What to produce: Your copy of the material must match it exactly, except that pictures are dropped.

Stored data:
--- BEGIN ---

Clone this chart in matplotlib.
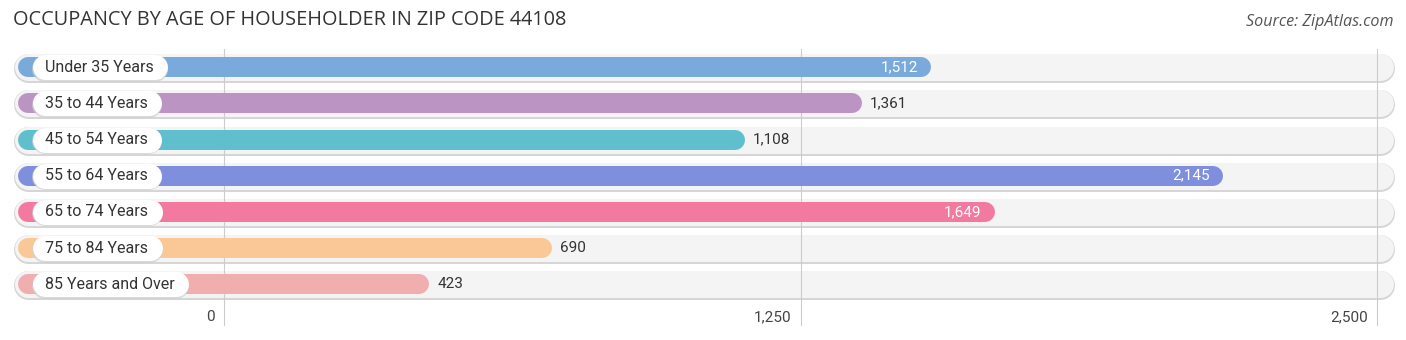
import matplotlib
matplotlib.use("Agg")
import matplotlib.pyplot as plt

categories = ["Under 35 Years", "35 to 44 Years", "45 to 54 Years", "55 to 64 Years",
              "65 to 74 Years", "75 to 84 Years", "85 Years and Over"]
values = [1512, 1361, 1108, 2145, 1649, 690, 423]
colors = ["#7aaadc", "#bb94c4", "#5fbfcc", "#7f8fde", "#f27aa0", "#f9c896", "#f0aeae"]
ticks = [0, 1250, 2500]
xmax = 2500

W, H, DPI = 1406, 340, 100
fig = plt.figure(figsize=(W / DPI, H / DPI), dpi=DPI)
plt.rcParams["font.family"] = ["Roboto", "DejaVu Sans"]

# axes pixel frame: x=0 -> 224px, x=2500 -> 1377px; rows 36.2px apart
x0_px, x1_px = 224, 1377
row_h = 36.2
top_px = 49
n = len(categories)
ax = fig.add_axes([x0_px / W, 1 - (top_px + n * row_h) / H,
                   (x1_px - x0_px) / W, n * row_h / H])
ax.set_xlim(0, xmax)
ax.set_ylim(n - 0.5, -0.5)
ax.axis("off")
ax.patch.set_alpha(0)

ppu = (x1_px - x0_px) / xmax  # pixels per data unit
px = lambda p: (p - x0_px) / ppu  # pixel column -> data x
pt = lambda p: p * 72 / DPI  # pixels -> points
renderer = fig.canvas.get_renderer()

bg_h, bar_h, tag_h = 27, 20, 25
for i, (cat, v, c) in enumerate(zip(categories, values, colors)):
    # background pill with a soft border
    a, b = px(14 + bg_h / 2), px(1393 - bg_h / 2)
    ax.plot([a, b], [i + 0.03, i + 0.03], color="#d6d6d6", lw=pt(bg_h + 2),
            solid_capstyle="round", zorder=1, clip_on=False)
    ax.plot([a, b], [i, i], color="#f4f4f4", lw=pt(bg_h),
            solid_capstyle="round", zorder=2, clip_on=False)
    # value bar, rounded at both ends
    s = px(18 + bar_h / 2)
    ax.plot([s, v], [i, i], color=c, lw=pt(bar_h),
            solid_capstyle="round", zorder=4, clip_on=False)
    # category label on a white pill sized to the text
    lbl = ax.text(px(45), i, cat, ha="left", va="center", fontsize=11.5,
                  color="#333333", zorder=7)
    right_px = lbl.get_window_extent(renderer).x1
    ta, tb = px(32 + tag_h / 2), px(right_px + 14 - tag_h / 2)
    ax.plot([ta, tb], [i + 0.04, i + 0.04], color="#cfcfcf", lw=pt(tag_h + 1),
            solid_capstyle="round", zorder=5, clip_on=False, alpha=0.7)
    ax.plot([ta, tb], [i, i], color="white", lw=pt(tag_h),
            solid_capstyle="round", zorder=6, clip_on=False)
    end_px = bar_h / 2 / ppu
    if v > 1400:
        ax.text(v + end_px - 13 / ppu, i, f"{v:,}", ha="right", va="center",
                fontsize=11, color="white", zorder=7)
    else:
        ax.text(v + end_px + 8 / ppu, i, f"{v:,}", ha="left", va="center",
                fontsize=11, color="#333333", zorder=7)

# vertical grid lines and tick labels
for t in ticks:
    ax.plot([t, t], [-0.5, 7.12], color="#cccccc", lw=0.8, zorder=3,
            clip_on=False)
    ax.text(t - 9 / ppu, 6.9, f"{t:,}", ha="right", va="center", fontsize=11,
            color="#444444")

fig.text(13 / W, 1 - 20 / H, "OCCUPANCY BY AGE OF HOUSEHOLDER IN ZIP CODE 44108",
         ha="left", va="center", fontsize=14.3, color="#333333",
         family=["Open Sans", "DejaVu Sans"])
fig.text(1393 / W, 1 - 22 / H, "Source: ZipAtlas.com", ha="right", va="center",
         fontsize=11.6, style="italic", color="#555555",
         family=["Open Sans", "DejaVu Sans"])

fig.savefig("out.png", dpi=DPI)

--- END ---

Expected output:
Clone this chart in matplotlib.
import matplotlib
matplotlib.use("Agg")
import matplotlib.pyplot as plt

categories = ["Under 35 Years", "35 to 44 Years", "45 to 54 Years", "55 to 64 Years",
              "65 to 74 Years", "75 to 84 Years", "85 Years and Over"]
values = [1512, 1361, 1108, 2145, 1649, 690, 423]
colors = ["#7aaadc", "#bb94c4", "#5fbfcc", "#7f8fde", "#f27aa0", "#f9c896", "#f0aeae"]
ticks = [0, 1250, 2500]
xmax = 2500

W, H, DPI = 1406, 340, 100
fig = plt.figure(figsize=(W / DPI, H / DPI), dpi=DPI)
plt.rcParams["font.family"] = ["Roboto", "DejaVu Sans"]

# axes pixel frame: x=0 -> 224px, x=2500 -> 1377px; rows 36.2px apart
x0_px, x1_px = 224, 1377
row_h = 36.2
top_px = 49
n = len(categories)
ax = fig.add_axes([x0_px / W, 1 - (top_px + n * row_h) / H,
                   (x1_px - x0_px) / W, n * row_h / H])
ax.set_xlim(0, xmax)
ax.set_ylim(n - 0.5, -0.5)
ax.axis("off")
ax.patch.set_alpha(0)

ppu = (x1_px - x0_px) / xmax  # pixels per data unit
px = lambda p: (p - x0_px) / ppu  # pixel column -> data x
pt = lambda p: p * 72 / DPI  # pixels -> points
renderer = fig.canvas.get_renderer()

bg_h, bar_h, tag_h = 27, 20, 25
for i, (cat, v, c) in enumerate(zip(categories, values, colors)):
    # background pill with a soft border
    a, b = px(14 + bg_h / 2), px(1393 - bg_h / 2)
    ax.plot([a, b], [i + 0.03, i + 0.03], color="#d6d6d6", lw=pt(bg_h + 2),
            solid_capstyle="round", zorder=1, clip_on=False)
    ax.plot([a, b], [i, i], color="#f4f4f4", lw=pt(bg_h),
            solid_capstyle="round", zorder=2, clip_on=False)
    # value bar, rounded at both ends
    s = px(18 + bar_h / 2)
    ax.plot([s, v], [i, i], color=c, lw=pt(bar_h),
            solid_capstyle="round", zorder=4, clip_on=False)
    # category label on a white pill sized to the text
    lbl = ax.text(px(45), i, cat, ha="left", va="center", fontsize=11.5,
                  color="#333333", zorder=7)
    right_px = lbl.get_window_extent(renderer).x1
    ta, tb = px(32 + tag_h / 2), px(right_px + 14 - tag_h / 2)
    ax.plot([ta, tb], [i + 0.04, i + 0.04], color="#cfcfcf", lw=pt(tag_h + 1),
            solid_capstyle="round", zorder=5, clip_on=False, alpha=0.7)
    ax.plot([ta, tb], [i, i], color="white", lw=pt(tag_h),
            solid_capstyle="round", zorder=6, clip_on=False)
    end_px = bar_h / 2 / ppu
    if v > 1400:
        ax.text(v + end_px - 13 / ppu, i, f"{v:,}", ha="right", va="center",
                fontsize=11, color="white", zorder=7)
    else:
        ax.text(v + end_px + 8 / ppu, i, f"{v:,}", ha="left", va="center",
                fontsize=11, color="#333333", zorder=7)

# vertical grid lines and tick labels
for t in ticks:
    ax.plot([t, t], [-0.5, 7.12], color="#cccccc", lw=0.8, zorder=3,
            clip_on=False)
    ax.text(t - 9 / ppu, 6.9, f"{t:,}", ha="right", va="center", fontsize=11,
            color="#444444")

fig.text(13 / W, 1 - 20 / H, "OCCUPANCY BY AGE OF HOUSEHOLDER IN ZIP CODE 44108",
         ha="left", va="center", fontsize=14.3, color="#333333",
         family=["Open Sans", "DejaVu Sans"])
fig.text(1393 / W, 1 - 22 / H, "Source: ZipAtlas.com", ha="right", va="center",
         fontsize=11.6, style="italic", color="#555555",
         family=["Open Sans", "DejaVu Sans"])

fig.savefig("out.png", dpi=DPI)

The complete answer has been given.